◆ **Information shown**
"""

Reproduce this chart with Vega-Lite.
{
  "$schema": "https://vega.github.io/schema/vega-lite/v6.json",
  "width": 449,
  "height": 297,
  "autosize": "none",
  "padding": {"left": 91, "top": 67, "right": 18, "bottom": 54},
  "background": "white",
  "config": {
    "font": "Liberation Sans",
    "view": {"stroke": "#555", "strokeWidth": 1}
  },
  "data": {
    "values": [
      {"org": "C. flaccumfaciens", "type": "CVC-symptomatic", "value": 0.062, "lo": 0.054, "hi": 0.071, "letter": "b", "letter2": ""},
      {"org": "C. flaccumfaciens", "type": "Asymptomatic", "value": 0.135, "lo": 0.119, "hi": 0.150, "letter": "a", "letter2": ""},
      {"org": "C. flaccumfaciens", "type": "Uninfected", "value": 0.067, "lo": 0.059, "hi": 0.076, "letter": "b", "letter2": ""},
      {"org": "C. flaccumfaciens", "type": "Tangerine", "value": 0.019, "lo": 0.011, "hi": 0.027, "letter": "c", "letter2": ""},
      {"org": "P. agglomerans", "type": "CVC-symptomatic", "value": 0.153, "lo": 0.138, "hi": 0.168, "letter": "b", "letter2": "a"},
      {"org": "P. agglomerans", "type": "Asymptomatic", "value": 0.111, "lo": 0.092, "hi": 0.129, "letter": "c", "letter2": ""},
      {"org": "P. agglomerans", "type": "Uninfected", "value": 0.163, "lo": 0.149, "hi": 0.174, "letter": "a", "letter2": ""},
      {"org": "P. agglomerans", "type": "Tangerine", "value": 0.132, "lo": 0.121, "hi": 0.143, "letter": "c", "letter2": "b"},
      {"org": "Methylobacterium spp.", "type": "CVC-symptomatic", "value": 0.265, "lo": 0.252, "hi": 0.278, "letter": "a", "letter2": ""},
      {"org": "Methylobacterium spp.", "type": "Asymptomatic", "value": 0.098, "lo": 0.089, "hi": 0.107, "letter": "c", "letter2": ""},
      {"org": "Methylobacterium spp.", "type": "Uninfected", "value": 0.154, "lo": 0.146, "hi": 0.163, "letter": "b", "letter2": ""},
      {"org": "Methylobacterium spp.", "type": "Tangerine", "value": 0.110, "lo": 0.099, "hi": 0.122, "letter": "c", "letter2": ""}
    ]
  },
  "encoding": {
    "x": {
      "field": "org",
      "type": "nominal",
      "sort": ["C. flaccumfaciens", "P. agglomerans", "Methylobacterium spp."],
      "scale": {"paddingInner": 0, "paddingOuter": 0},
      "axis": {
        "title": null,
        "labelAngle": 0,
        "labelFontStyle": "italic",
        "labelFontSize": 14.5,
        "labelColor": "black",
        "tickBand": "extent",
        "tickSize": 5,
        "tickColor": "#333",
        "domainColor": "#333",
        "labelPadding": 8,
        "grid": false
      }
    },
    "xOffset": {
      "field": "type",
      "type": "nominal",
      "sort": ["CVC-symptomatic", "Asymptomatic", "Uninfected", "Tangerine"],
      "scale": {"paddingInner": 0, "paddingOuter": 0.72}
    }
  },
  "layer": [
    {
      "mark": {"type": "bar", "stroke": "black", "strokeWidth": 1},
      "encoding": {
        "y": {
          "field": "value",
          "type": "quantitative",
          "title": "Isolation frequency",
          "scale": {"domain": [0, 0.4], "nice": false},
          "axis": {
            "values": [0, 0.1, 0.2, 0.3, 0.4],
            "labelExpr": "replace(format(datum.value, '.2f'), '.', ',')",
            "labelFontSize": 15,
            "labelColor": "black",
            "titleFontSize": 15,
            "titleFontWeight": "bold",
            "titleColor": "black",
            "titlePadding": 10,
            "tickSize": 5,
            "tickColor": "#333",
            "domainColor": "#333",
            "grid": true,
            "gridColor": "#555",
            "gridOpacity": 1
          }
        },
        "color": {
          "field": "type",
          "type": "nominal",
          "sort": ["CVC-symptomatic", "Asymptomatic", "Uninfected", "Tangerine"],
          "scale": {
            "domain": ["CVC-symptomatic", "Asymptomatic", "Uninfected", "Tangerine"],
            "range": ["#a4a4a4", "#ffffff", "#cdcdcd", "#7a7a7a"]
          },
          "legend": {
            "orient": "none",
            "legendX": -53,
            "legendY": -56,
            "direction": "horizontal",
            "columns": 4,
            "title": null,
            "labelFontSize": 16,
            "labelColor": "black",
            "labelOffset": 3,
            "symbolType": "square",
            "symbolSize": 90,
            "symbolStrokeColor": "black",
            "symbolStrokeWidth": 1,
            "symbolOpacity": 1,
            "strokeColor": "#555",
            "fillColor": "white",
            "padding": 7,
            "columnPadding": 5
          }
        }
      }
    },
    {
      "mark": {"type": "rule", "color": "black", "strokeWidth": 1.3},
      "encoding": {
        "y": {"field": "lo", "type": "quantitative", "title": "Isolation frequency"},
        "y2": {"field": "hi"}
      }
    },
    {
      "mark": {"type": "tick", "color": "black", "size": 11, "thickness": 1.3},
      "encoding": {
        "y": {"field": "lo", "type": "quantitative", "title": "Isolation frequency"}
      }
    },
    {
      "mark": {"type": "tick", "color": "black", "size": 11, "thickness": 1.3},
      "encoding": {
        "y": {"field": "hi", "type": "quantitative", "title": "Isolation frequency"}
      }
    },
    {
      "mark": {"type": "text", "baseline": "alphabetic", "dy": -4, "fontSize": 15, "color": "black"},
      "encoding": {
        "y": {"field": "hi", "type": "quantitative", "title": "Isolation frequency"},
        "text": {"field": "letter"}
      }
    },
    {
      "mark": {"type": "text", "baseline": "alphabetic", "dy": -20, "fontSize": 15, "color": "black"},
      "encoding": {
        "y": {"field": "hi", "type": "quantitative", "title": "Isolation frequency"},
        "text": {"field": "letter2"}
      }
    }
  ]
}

"""

◆ **Stated exercise**
Quote each line of the listing above exactly.

◆ **Written answer**
Reproduce this chart with Vega-Lite.
{
  "$schema": "https://vega.github.io/schema/vega-lite/v6.json",
  "width": 449,
  "height": 297,
  "autosize": "none",
  "padding": {"left": 91, "top": 67, "right": 18, "bottom": 54},
  "background": "white",
  "config": {
    "font": "Liberation Sans",
    "view": {"stroke": "#555", "strokeWidth": 1}
  },
  "data": {
    "values": [
      {"org": "C. flaccumfaciens", "type": "CVC-symptomatic", "value": 0.062, "lo": 0.054, "hi": 0.071, "letter": "b", "letter2": ""},
      {"org": "C. flaccumfaciens", "type": "Asymptomatic", "value": 0.135, "lo": 0.119, "hi": 0.150, "letter": "a", "letter2": ""},
      {"org": "C. flaccumfaciens", "type": "Uninfected", "value": 0.067, "lo": 0.059, "hi": 0.076, "letter": "b", "letter2": ""},
      {"org": "C. flaccumfaciens", "type": "Tangerine", "value": 0.019, "lo": 0.011, "hi": 0.027, "letter": "c", "letter2": ""},
      {"org": "P. agglomerans", "type": "CVC-symptomatic", "value": 0.153, "lo": 0.138, "hi": 0.168, "letter": "b", "letter2": "a"},
      {"org": "P. agglomerans", "type": "Asymptomatic", "value": 0.111, "lo": 0.092, "hi": 0.129, "letter": "c", "letter2": ""},
      {"org": "P. agglomerans", "type": "Uninfected", "value": 0.163, "lo": 0.149, "hi": 0.174, "letter": "a", "letter2": ""},
      {"org": "P. agglomerans", "type": "Tangerine", "value": 0.132, "lo": 0.121, "hi": 0.143, "letter": "c", "letter2": "b"},
      {"org": "Methylobacterium spp.", "type": "CVC-symptomatic", "value": 0.265, "lo": 0.252, "hi": 0.278, "letter": "a", "letter2": ""},
      {"org": "Methylobacterium spp.", "type": "Asymptomatic", "value": 0.098, "lo": 0.089, "hi": 0.107, "letter": "c", "letter2": ""},
      {"org": "Methylobacterium spp.", "type": "Uninfected", "value": 0.154, "lo": 0.146, "hi": 0.163, "letter": "b", "letter2": ""},
      {"org": "Methylobacterium spp.", "type": "Tangerine", "value": 0.110, "lo": 0.099, "hi": 0.122, "letter": "c", "letter2": ""}
    ]
  },
  "encoding": {
    "x": {
      "field": "org",
      "type": "nominal",
      "sort": ["C. flaccumfaciens", "P. agglomerans", "Methylobacterium spp."],
      "scale": {"paddingInner": 0, "paddingOuter": 0},
      "axis": {
        "title": null,
        "labelAngle": 0,
        "labelFontStyle": "italic",
        "labelFontSize": 14.5,
        "labelColor": "black",
        "tickBand": "extent",
        "tickSize": 5,
        "tickColor": "#333",
        "domainColor": "#333",
        "labelPadding": 8,
        "grid": false
      }
    },
    "xOffset": {
      "field": "type",
      "type": "nominal",
      "sort": ["CVC-symptomatic", "Asymptomatic", "Uninfected", "Tangerine"],
      "scale": {"paddingInner": 0, "paddingOuter": 0.72}
    }
  },
  "layer": [
    {
      "mark": {"type": "bar", "stroke": "black", "strokeWidth": 1},
      "encoding": {
        "y": {
          "field": "value",
          "type": "quantitative",
          "title": "Isolation frequency",
          "scale": {"domain": [0, 0.4], "nice": false},
          "axis": {
            "values": [0, 0.1, 0.2, 0.3, 0.4],
            "labelExpr": "replace(format(datum.value, '.2f'), '.', ',')",
            "labelFontSize": 15,
            "labelColor": "black",
            "titleFontSize": 15,
            "titleFontWeight": "bold",
            "titleColor": "black",
            "titlePadding": 10,
            "tickSize": 5,
            "tickColor": "#333",
            "domainColor": "#333",
            "grid": true,
            "gridColor": "#555",
            "gridOpacity": 1
          }
        },
        "color": {
          "field": "type",
          "type": "nominal",
          "sort": ["CVC-symptomatic", "Asymptomatic", "Uninfected", "Tangerine"],
          "scale": {
            "domain": ["CVC-symptomatic", "Asymptomatic", "Uninfected", "Tangerine"],
            "range": ["#a4a4a4", "#ffffff", "#cdcdcd", "#7a7a7a"]
          },
          "legend": {
            "orient": "none",
            "legendX": -53,
            "legendY": -56,
            "direction": "horizontal",
            "columns": 4,
            "title": null,
            "labelFontSize": 16,
            "labelColor": "black",
            "labelOffset": 3,
            "symbolType": "square",
            "symbolSize": 90,
            "symbolStrokeColor": "black",
            "symbolStrokeWidth": 1,
            "symbolOpacity": 1,
            "strokeColor": "#555",
            "fillColor": "white",
            "padding": 7,
            "columnPadding": 5
          }
        }
      }
    },
    {
      "mark": {"type": "rule", "color": "black", "strokeWidth": 1.3},
      "encoding": {
        "y": {"field": "lo", "type": "quantitative", "title": "Isolation frequency"},
        "y2": {"field": "hi"}
      }
    },
    {
      "mark": {"type": "tick", "color": "black", "size": 11, "thickness": 1.3},
      "encoding": {
        "y": {"field": "lo", "type": "quantitative", "title": "Isolation frequency"}
      }
    },
    {
      "mark": {"type": "tick", "color": "black", "size": 11, "thickness": 1.3},
      "encoding": {
        "y": {"field": "hi", "type": "quantitative", "title": "Isolation frequency"}
      }
    },
    {
      "mark": {"type": "text", "baseline": "alphabetic", "dy": -4, "fontSize": 15, "color": "black"},
      "encoding": {
        "y": {"field": "hi", "type": "quantitative", "title": "Isolation frequency"},
        "text": {"field": "letter"}
      }
    },
    {
      "mark": {"type": "text", "baseline": "alphabetic", "dy": -20, "fontSize": 15, "color": "black"},
      "encoding": {
        "y": {"field": "hi", "type": "quantitative", "title": "Isolation frequency"},
        "text": {"field": "letter2"}
      }
    }
  ]
}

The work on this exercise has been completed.